Data provided:
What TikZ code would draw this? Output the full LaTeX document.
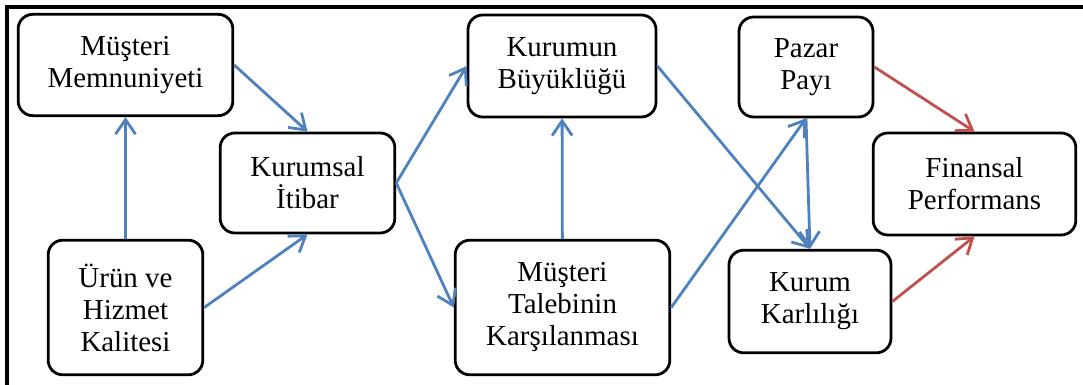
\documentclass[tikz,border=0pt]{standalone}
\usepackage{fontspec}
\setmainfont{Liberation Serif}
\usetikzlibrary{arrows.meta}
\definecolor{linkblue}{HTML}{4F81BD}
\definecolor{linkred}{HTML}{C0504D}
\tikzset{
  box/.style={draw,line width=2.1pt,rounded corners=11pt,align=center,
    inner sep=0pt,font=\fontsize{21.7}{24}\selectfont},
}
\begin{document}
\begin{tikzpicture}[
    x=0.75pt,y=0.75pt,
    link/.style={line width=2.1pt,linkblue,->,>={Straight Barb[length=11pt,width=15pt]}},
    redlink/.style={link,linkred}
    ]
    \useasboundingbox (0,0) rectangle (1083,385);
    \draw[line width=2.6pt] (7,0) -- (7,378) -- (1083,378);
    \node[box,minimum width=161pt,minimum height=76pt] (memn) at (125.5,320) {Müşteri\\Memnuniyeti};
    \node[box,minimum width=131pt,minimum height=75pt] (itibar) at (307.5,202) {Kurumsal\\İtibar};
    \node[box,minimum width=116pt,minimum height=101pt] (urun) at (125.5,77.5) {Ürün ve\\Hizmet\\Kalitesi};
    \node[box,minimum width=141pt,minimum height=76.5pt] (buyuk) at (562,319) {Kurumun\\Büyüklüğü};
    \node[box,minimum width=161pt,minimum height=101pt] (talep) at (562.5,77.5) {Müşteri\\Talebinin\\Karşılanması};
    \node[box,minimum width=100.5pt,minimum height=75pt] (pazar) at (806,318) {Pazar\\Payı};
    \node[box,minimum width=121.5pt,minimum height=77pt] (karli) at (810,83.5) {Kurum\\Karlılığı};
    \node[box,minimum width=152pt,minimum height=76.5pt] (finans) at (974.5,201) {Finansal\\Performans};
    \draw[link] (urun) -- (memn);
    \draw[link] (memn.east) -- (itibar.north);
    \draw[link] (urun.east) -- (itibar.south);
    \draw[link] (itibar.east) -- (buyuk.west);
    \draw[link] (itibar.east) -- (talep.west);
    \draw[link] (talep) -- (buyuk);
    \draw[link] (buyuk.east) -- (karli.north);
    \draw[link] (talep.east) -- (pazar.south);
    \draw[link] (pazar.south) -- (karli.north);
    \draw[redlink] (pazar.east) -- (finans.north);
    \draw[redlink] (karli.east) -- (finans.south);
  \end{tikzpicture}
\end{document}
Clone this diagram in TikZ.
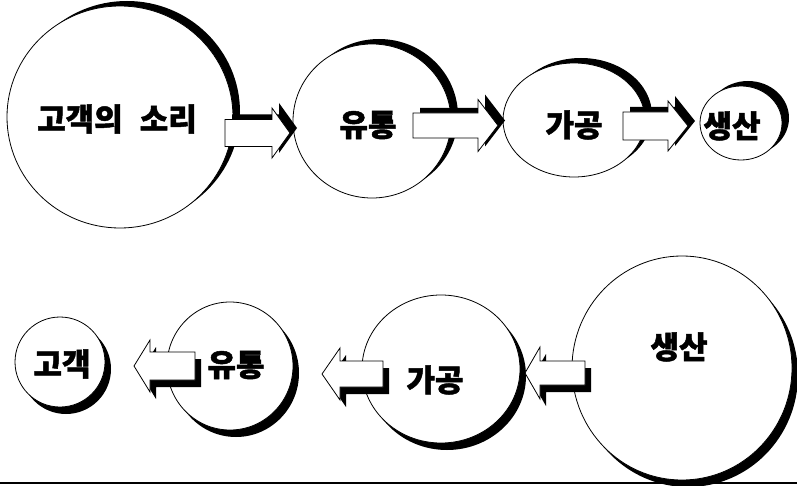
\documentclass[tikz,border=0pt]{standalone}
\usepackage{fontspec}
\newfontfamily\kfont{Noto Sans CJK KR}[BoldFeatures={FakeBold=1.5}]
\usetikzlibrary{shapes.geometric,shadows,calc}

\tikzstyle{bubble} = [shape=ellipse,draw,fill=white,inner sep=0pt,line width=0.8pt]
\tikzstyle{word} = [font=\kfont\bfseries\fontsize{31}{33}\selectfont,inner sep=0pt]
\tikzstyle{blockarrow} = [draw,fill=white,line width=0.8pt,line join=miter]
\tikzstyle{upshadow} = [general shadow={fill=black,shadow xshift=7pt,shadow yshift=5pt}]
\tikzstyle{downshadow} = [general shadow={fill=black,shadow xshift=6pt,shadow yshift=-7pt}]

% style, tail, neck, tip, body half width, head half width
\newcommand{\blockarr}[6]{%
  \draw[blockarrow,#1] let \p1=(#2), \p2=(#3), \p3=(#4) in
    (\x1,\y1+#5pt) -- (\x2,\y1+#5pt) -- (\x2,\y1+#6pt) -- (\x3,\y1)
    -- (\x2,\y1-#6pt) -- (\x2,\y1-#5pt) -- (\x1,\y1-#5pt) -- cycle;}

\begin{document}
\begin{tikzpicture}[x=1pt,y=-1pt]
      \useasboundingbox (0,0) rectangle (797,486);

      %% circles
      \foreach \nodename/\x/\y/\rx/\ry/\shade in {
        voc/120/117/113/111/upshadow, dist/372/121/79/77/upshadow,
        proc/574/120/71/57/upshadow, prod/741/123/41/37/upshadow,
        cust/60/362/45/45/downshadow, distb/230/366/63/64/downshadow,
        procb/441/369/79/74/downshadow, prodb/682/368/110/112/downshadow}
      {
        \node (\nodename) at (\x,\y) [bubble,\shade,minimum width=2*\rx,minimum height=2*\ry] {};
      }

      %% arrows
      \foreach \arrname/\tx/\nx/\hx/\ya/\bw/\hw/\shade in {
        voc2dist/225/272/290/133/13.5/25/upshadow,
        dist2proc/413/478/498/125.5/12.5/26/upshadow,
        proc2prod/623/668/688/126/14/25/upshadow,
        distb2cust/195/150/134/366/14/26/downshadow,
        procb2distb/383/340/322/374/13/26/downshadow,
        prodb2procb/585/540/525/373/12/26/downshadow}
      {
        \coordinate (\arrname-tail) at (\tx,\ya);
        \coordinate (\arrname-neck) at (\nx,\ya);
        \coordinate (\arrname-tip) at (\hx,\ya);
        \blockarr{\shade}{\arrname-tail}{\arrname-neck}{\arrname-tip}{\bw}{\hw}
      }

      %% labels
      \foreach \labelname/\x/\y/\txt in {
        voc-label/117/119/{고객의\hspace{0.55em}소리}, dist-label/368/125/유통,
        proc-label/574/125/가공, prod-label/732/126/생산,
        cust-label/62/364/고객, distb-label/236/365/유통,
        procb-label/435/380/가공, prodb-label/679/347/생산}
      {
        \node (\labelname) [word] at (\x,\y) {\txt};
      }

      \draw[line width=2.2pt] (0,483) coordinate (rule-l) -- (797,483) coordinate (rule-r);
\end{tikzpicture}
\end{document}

Work to be completed:
Leaving out the pictures, repeat the data above exactly.

Exercise output:
What TikZ code would draw this? Output the full LaTeX document.
\documentclass[tikz,border=0pt]{standalone}
\usepackage{fontspec}
\setmainfont{Liberation Serif}
\usetikzlibrary{arrows.meta}
\definecolor{linkblue}{HTML}{4F81BD}
\definecolor{linkred}{HTML}{C0504D}
\tikzset{
  box/.style={draw,line width=2.1pt,rounded corners=11pt,align=center,
    inner sep=0pt,font=\fontsize{21.7}{24}\selectfont},
}
\begin{document}
\begin{tikzpicture}[
    x=0.75pt,y=0.75pt,
    link/.style={line width=2.1pt,linkblue,->,>={Straight Barb[length=11pt,width=15pt]}},
    redlink/.style={link,linkred}
    ]
    \useasboundingbox (0,0) rectangle (1083,385);
    \draw[line width=2.6pt] (7,0) -- (7,378) -- (1083,378);
    \node[box,minimum width=161pt,minimum height=76pt] (memn) at (125.5,320) {Müşteri\\Memnuniyeti};
    \node[box,minimum width=131pt,minimum height=75pt] (itibar) at (307.5,202) {Kurumsal\\İtibar};
    \node[box,minimum width=116pt,minimum height=101pt] (urun) at (125.5,77.5) {Ürün ve\\Hizmet\\Kalitesi};
    \node[box,minimum width=141pt,minimum height=76.5pt] (buyuk) at (562,319) {Kurumun\\Büyüklüğü};
    \node[box,minimum width=161pt,minimum height=101pt] (talep) at (562.5,77.5) {Müşteri\\Talebinin\\Karşılanması};
    \node[box,minimum width=100.5pt,minimum height=75pt] (pazar) at (806,318) {Pazar\\Payı};
    \node[box,minimum width=121.5pt,minimum height=77pt] (karli) at (810,83.5) {Kurum\\Karlılığı};
    \node[box,minimum width=152pt,minimum height=76.5pt] (finans) at (974.5,201) {Finansal\\Performans};
    \draw[link] (urun) -- (memn);
    \draw[link] (memn.east) -- (itibar.north);
    \draw[link] (urun.east) -- (itibar.south);
    \draw[link] (itibar.east) -- (buyuk.west);
    \draw[link] (itibar.east) -- (talep.west);
    \draw[link] (talep) -- (buyuk);
    \draw[link] (buyuk.east) -- (karli.north);
    \draw[link] (talep.east) -- (pazar.south);
    \draw[link] (pazar.south) -- (karli.north);
    \draw[redlink] (pazar.east) -- (finans.north);
    \draw[redlink] (karli.east) -- (finans.south);
  \end{tikzpicture}
\end{document}
Clone this diagram in TikZ.
\documentclass[tikz,border=0pt]{standalone}
\usepackage{fontspec}
\newfontfamily\kfont{Noto Sans CJK KR}[BoldFeatures={FakeBold=1.5}]
\usetikzlibrary{shapes.geometric,shadows,calc}

\tikzstyle{bubble} = [shape=ellipse,draw,fill=white,inner sep=0pt,line width=0.8pt]
\tikzstyle{word} = [font=\kfont\bfseries\fontsize{31}{33}\selectfont,inner sep=0pt]
\tikzstyle{blockarrow} = [draw,fill=white,line width=0.8pt,line join=miter]
\tikzstyle{upshadow} = [general shadow={fill=black,shadow xshift=7pt,shadow yshift=5pt}]
\tikzstyle{downshadow} = [general shadow={fill=black,shadow xshift=6pt,shadow yshift=-7pt}]

% style, tail, neck, tip, body half width, head half width
\newcommand{\blockarr}[6]{%
  \draw[blockarrow,#1] let \p1=(#2), \p2=(#3), \p3=(#4) in
    (\x1,\y1+#5pt) -- (\x2,\y1+#5pt) -- (\x2,\y1+#6pt) -- (\x3,\y1)
    -- (\x2,\y1-#6pt) -- (\x2,\y1-#5pt) -- (\x1,\y1-#5pt) -- cycle;}

\begin{document}
\begin{tikzpicture}[x=1pt,y=-1pt]
      \useasboundingbox (0,0) rectangle (797,486);

      %% circles
      \foreach \nodename/\x/\y/\rx/\ry/\shade in {
        voc/120/117/113/111/upshadow, dist/372/121/79/77/upshadow,
        proc/574/120/71/57/upshadow, prod/741/123/41/37/upshadow,
        cust/60/362/45/45/downshadow, distb/230/366/63/64/downshadow,
        procb/441/369/79/74/downshadow, prodb/682/368/110/112/downshadow}
      {
        \node (\nodename) at (\x,\y) [bubble,\shade,minimum width=2*\rx,minimum height=2*\ry] {};
      }

      %% arrows
      \foreach \arrname/\tx/\nx/\hx/\ya/\bw/\hw/\shade in {
        voc2dist/225/272/290/133/13.5/25/upshadow,
        dist2proc/413/478/498/125.5/12.5/26/upshadow,
        proc2prod/623/668/688/126/14/25/upshadow,
        distb2cust/195/150/134/366/14/26/downshadow,
        procb2distb/383/340/322/374/13/26/downshadow,
        prodb2procb/585/540/525/373/12/26/downshadow}
      {
        \coordinate (\arrname-tail) at (\tx,\ya);
        \coordinate (\arrname-neck) at (\nx,\ya);
        \coordinate (\arrname-tip) at (\hx,\ya);
        \blockarr{\shade}{\arrname-tail}{\arrname-neck}{\arrname-tip}{\bw}{\hw}
      }

      %% labels
      \foreach \labelname/\x/\y/\txt in {
        voc-label/117/119/{고객의\hspace{0.55em}소리}, dist-label/368/125/유통,
        proc-label/574/125/가공, prod-label/732/126/생산,
        cust-label/62/364/고객, distb-label/236/365/유통,
        procb-label/435/380/가공, prodb-label/679/347/생산}
      {
        \node (\labelname) [word] at (\x,\y) {\txt};
      }

      \draw[line width=2.2pt] (0,483) coordinate (rule-l) -- (797,483) coordinate (rule-r);
\end{tikzpicture}
\end{document}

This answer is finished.